The first though that comes to mind when speaking with this year's Reggae Marathon winner, Kota Taniguchi, is how much every action he makes seems motivated by the desire to please others...his family, other members of his community, his friends.

Taniguchi, who hails from the Tottori Prefecture in Japan, attended Tokyo Agricultural University where he studied International Economics.

While there, he trained in athletics and after graduation was hired by a company that allowed him to train.Though he was eventually fired, Tanuiguchi was still in excellent shape and decided to try his legs at the marathon.

His ran his first marathon about two years ago, the Osaka Marathon and finished in a time of 2:44.00, excellent for a first try.

wonderful feeling

In March of the same year he ran another marathon and again won. The result so thoroughly pleased the locals that the 28-year-old hasn't been allowed to stop participating.

"More than anything else, seeing the pleased faces of those close to me, is such as wonderful feeling," he told The STAR via interpreter.

"The Tottori course is close to (my) home and the people have a very tight connection and it's a tight knit community and every year they prepare a big banner for (me) and it's just so big a difference," Taniguchi added.

Taniguchi, now a firefighter, switched careers for the same reason.

"I started thinking about what I could do as a profession and when I ran the marathon and made all the people around me close to me very happy. I started to think how can I please the people that are around me, what's the best thing I can do to please (them). I started thinking if something happens to all the people all around me what are the things I can do to help and in case of a fire, or if somebody collapses, what can I do to help," he explained.

The feeling of appreciation is mutual though as the athlete doesn't believe he could win a race without support from his community.

"I don't believe that I won the marathon by myself.

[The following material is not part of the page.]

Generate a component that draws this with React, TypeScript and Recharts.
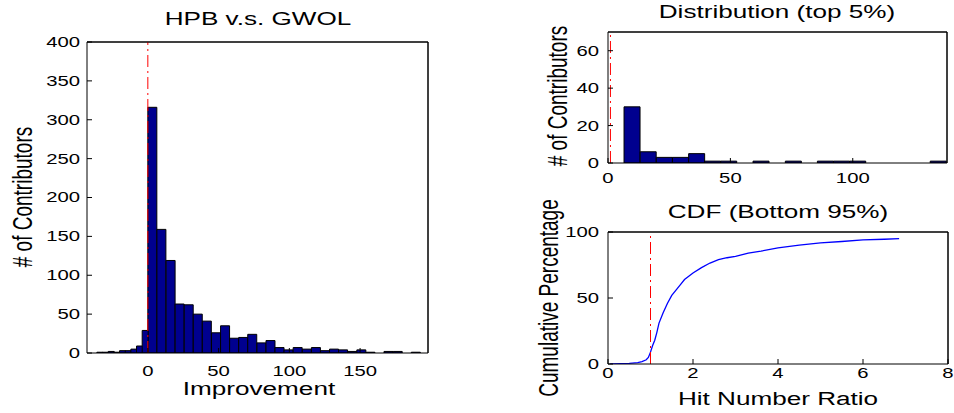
import React from "react";
import { ComposedChart, Bar, Line, XAxis, YAxis, ReferenceLine } from "recharts";

const NAVY = "#00008f";
const FONT = '"Liberation Sans", Arial, Helvetica, sans-serif';
const STRETCH = 1.45; // the source figure is stretched sideways
const DASHDOT = "12 4 2 4";

// HPB v.s. GWOL: negative bins are 4 wide, positive bins ~6.42 wide
const negCenters = [-38, -34, -30, -26, -22, -18, -14, -10, -6, -2];
const negCounts = [0, 1, 1, 2, 1, 3, 3, 5, 9, 29];
const posCenters = [
  3.2, 9.6, 16.1, 22.5, 28.9, 35.3, 41.7, 48.2, 54.6, 61.0,
  67.4, 73.8, 80.3, 86.7, 93.1, 99.5, 105.9, 112.4, 118.8, 125.2,
  131.6, 138.0, 144.5, 150.9, 157.3, 163.7, 170.1, 176.6, 183.0, 189.4,
];
const posCounts = [
  316, 159, 119, 63, 62, 50, 41, 26, 35, 19,
  20, 24, 13, 16, 7, 4, 7, 5, 7, 3,
  5, 4, 2, 4, 1, 0, 2, 2, 0, 1,
];
const impDomain = [-43, 198];
const impTicksX = [0, 50, 100, 150];
const impTicksY = [0, 50, 100, 150, 200, 250, 300, 350, 400];

// Distribution (top 5%)
const topCenters = [
  9.8, 16.4, 23.0, 29.6, 36.2, 42.7, 49.3, 55.9, 62.5, 69.1,
  75.7, 82.3, 88.8, 95.4, 102.0, 108.6, 115.2, 121.8, 128.4, 134.9,
];
const topCounts = [30, 6, 3, 3, 5, 1, 1, 0, 1, 0, 1, 0, 1, 1, 1, 0, 0, 0, 0, 1];
const topDomain = [0, 138.5];
const topTicksX = [0, 50, 100];
const topTicksY = [0, 20, 40, 60];

// CDF (Bottom 95%)
const cdfRatio = [
  0.05, 0.3, 0.5, 0.7, 0.8, 0.9, 0.95, 1.0, 1.05, 1.1, 1.15, 1.2, 1.3, 1.4, 1.5, 1.6, 1.7,
  1.8, 1.9, 2.0, 2.2, 2.4, 2.6, 2.8, 3.0, 3.3, 3.6, 4.0, 4.5, 5.0, 5.5, 6.0, 6.5, 6.85,
];
const cdfPct = [
  0, 0.2, 0.5, 1, 1.8, 3.2, 5, 9, 14, 18, 24, 31, 39, 46, 52, 56, 60,
  64, 66.5, 69, 73, 76.5, 79, 80.5, 81.5, 84, 85.5, 88, 90, 91.7, 92.8, 94, 94.5, 95,
];
const cdfTicksX = [0, 2, 4, 6, 8];
const cdfTicksY = [0, 50, 100];

const negRows = negCenters.map((x, i) => ({ x, n: negCounts[i] }));
const posRows = posCenters.map((x, i) => ({ x, n: posCounts[i] }));
const topRows = topCenters.map((x, i) => ({ x, n: topCounts[i] }));
const cdfRows = cdfRatio.map((x, i) => ({ x, p: cdfPct[i] }));

const XTick = (props: any) => (
  <g transform={`translate(${props.x},${props.y})`}>
    <text transform={`scale(${STRETCH},1)`} textAnchor="middle" dy="0.71em" fontSize={14} fontFamily={FONT} fill="#000">
      {props.payload.value}
    </text>
  </g>
);

const YTick = (props: any) => (
  <g transform={`translate(${props.x},${props.y})`}>
    <text transform={`scale(${STRETCH},1)`} textAnchor="end" dy="0.355em" fontSize={14} fontFamily={FONT} fill="#000">
      {props.payload.value}
    </text>
  </g>
);

function Txt({ x, y, size, vertical, children }: { x: number; y: number; size: number; vertical?: boolean; children: React.ReactNode }) {
  return (
    <div
      style={{
        position: "absolute", left: x, top: y, fontSize: size, fontFamily: FONT,
        lineHeight: 1, whiteSpace: "nowrap", color: "#000",
        transform: vertical
          ? `translate(-50%,-50%) rotate(-90deg) scaleY(${STRETCH})`
          : `translate(-50%,-50%) scaleX(${STRETCH})`,
      }}
    >
      {children}
    </div>
  );
}

// matlab style box: labelled bottom/left axes, top/right axes with inward ticks only
function boxAxes(xDomain: number[], xTicks: number[], yDomain: number[], yTicks: number[], yW: number, xH: number, xMargin: number, yMargin: number, yKey: string) {
  return [
    <XAxis key="xb" dataKey="x" type="number" domain={xDomain} allowDataOverflow ticks={xTicks} interval={0}
      height={xH} tickSize={-5} tickMargin={xMargin} tick={<XTick />} stroke="#000" />,
    <XAxis key="xt" xAxisId="top" orientation="top" dataKey="x" type="number" domain={xDomain} allowDataOverflow
      ticks={xTicks} interval={0} height={1} tickSize={-5} tick={false} stroke="#000" />,
    <YAxis key="yl" type="number" domain={yDomain} allowDataOverflow ticks={yTicks} interval={0}
      width={yW} tickSize={-5} tickMargin={yMargin} tick={<YTick />} stroke="#000" />,
    <YAxis key="yr" yAxisId="right" orientation="right" type="number" domain={yDomain} allowDataOverflow
      ticks={yTicks} interval={0} width={1} tickSize={-5} tick={false} stroke="#000" />,
    // hidden series so the top/right axes have something to belong to
    <Line key="ghost" xAxisId="top" yAxisId="right" dataKey={yKey} stroke="none" dot={false} activeDot={false}
      legendType="none" isAnimationActive={false} />,
    <ReferenceLine key="edgeTop" y={yDomain[1]} stroke="#000" ifOverflow="extendDomain" />,
    <ReferenceLine key="edgeRight" x={xDomain[1]} stroke="#000" ifOverflow="extendDomain" />,
  ];
}

export default function App() {
  return (
    <div style={{ position: "absolute", left: 0, top: 0, width: 954, height: 413, background: "#fff", overflow: "hidden" }}>
      {/* left panel, positive bins (drawn underneath) */}
      <div style={{ position: "absolute", left: 17, top: 31 }}>
        <ComposedChart width={412} height={372} data={posRows} margin={{ top: 11, right: 1, bottom: 50, left: 70 }} barCategoryGap={0} barGap={0}>
          <XAxis dataKey="x" type="number" domain={impDomain} allowDataOverflow hide />
          <YAxis type="number" domain={[0, 400]} allowDataOverflow hide />
          <Bar dataKey="n" fill={NAVY} stroke="#000" strokeWidth={1} isAnimationActive={false} />
        </ComposedChart>
      </div>
      {/* left panel, negative bins + frame */}
      <div style={{ position: "absolute", left: 17, top: 31 }}>
        <ComposedChart width={412} height={372} data={negRows} margin={{ top: 10, right: 0, bottom: 0, left: 0 }} barCategoryGap={0} barGap={0}>
          {boxAxes(impDomain, impTicksX, [0, 400], impTicksY, 70, 50, 18, 12, "n")}
          <Bar dataKey="n" fill={NAVY} stroke="#000" strokeWidth={1} isAnimationActive={false} />
          <ReferenceLine x={0} stroke="#ff0000" strokeWidth={1} strokeDasharray={DASHDOT} />
        </ComposedChart>
      </div>

      {/* top right: distribution of top 5% */}
      <div style={{ position: "absolute", left: 548, top: 21 }}>
        <ComposedChart width={400} height={182} data={topRows} margin={{ top: 10, right: 0, bottom: 0, left: 0 }} barCategoryGap={0} barGap={0}>
          {boxAxes(topDomain, topTicksX, [0, 70], topTicksY, 60, 40, 15, 14, "n")}
          <Bar dataKey="n" fill={NAVY} stroke="#000" strokeWidth={1} isAnimationActive={false} />
          <ReferenceLine x={1} stroke="#ff0000" strokeWidth={1} strokeDasharray={DASHDOT} />
        </ComposedChart>
      </div>

      {/* bottom right: CDF of bottom 95% */}
      <div style={{ position: "absolute", left: 548, top: 221 }}>
        <ComposedChart width={411} height={183} data={cdfRows} margin={{ top: 10, right: 10, bottom: 0, left: 0 }}>
          {boxAxes([0, 8], cdfTicksX, [0, 100], cdfTicksY, 60, 40, 9, 14, "p")}
          <Line dataKey="p" type="linear" stroke="#0000ff" strokeWidth={1.3} dot={false} isAnimationActive={false} />
          <ReferenceLine x={1} stroke="#ff0000" strokeWidth={1} strokeDasharray={DASHDOT} />
        </ComposedChart>
      </div>

      <Txt x={258} y={19} size={18}>HPB v.s. GWOL</Txt>
      <Txt x={259} y={389} size={18}>Improvement</Txt>
      <Txt x={23} y={197} size={19} vertical># of Contributors</Txt>

      <Txt x={777} y={12} size={18}>Distribution (top 5%)</Txt>
      <Txt x={558} y={96} size={19} vertical># of Contributors</Txt>

      <Txt x={778} y={212} size={18}>CDF (Bottom 95%)</Txt>
      <Txt x={778} y={399} size={18}>Hit Number Ratio</Txt>
      <Txt x={549} y={298} size={19} vertical>Cumulative Percentage</Txt>
    </div>
  );
}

I couldn't have won without the support my family gave me and the cooperation through the people from my workplace," he said.

The Japanese came to Jamaica as part of an exchange between the Westmoreland municipal government and the Tottori prefecture. It was his trip outside Japan and after traveling for two days, won the marathon in Negril in a time of 2:38.49.

The plan is for the local winner of the Reggae Marathon to travel to Tottori at a later date to compete in a marathon there.

very difficult

Running in Jamaica is a lot different than running back home in Japan.

"It's very hot here (Jamaica). Before running all I thought about was how beautiful the ocean and how wonderful the nature and the environment of Jamaica was. Then when I began running I began noticing that the temperature here is extremely hot and that he reggae marathon was very difficult for me. The reggae music helped me get through the ordeal," he said.

Meanwhile, Taniguchi says he will continue running as long as he can continue to make others happy.

"As long as I can continue making people in my region pleased with my performance in the marathon then I'll continue coming out. If they don't mind what my performance is like, even if I get slower, then I guess I'll just keep on participating in marathons," he concluded.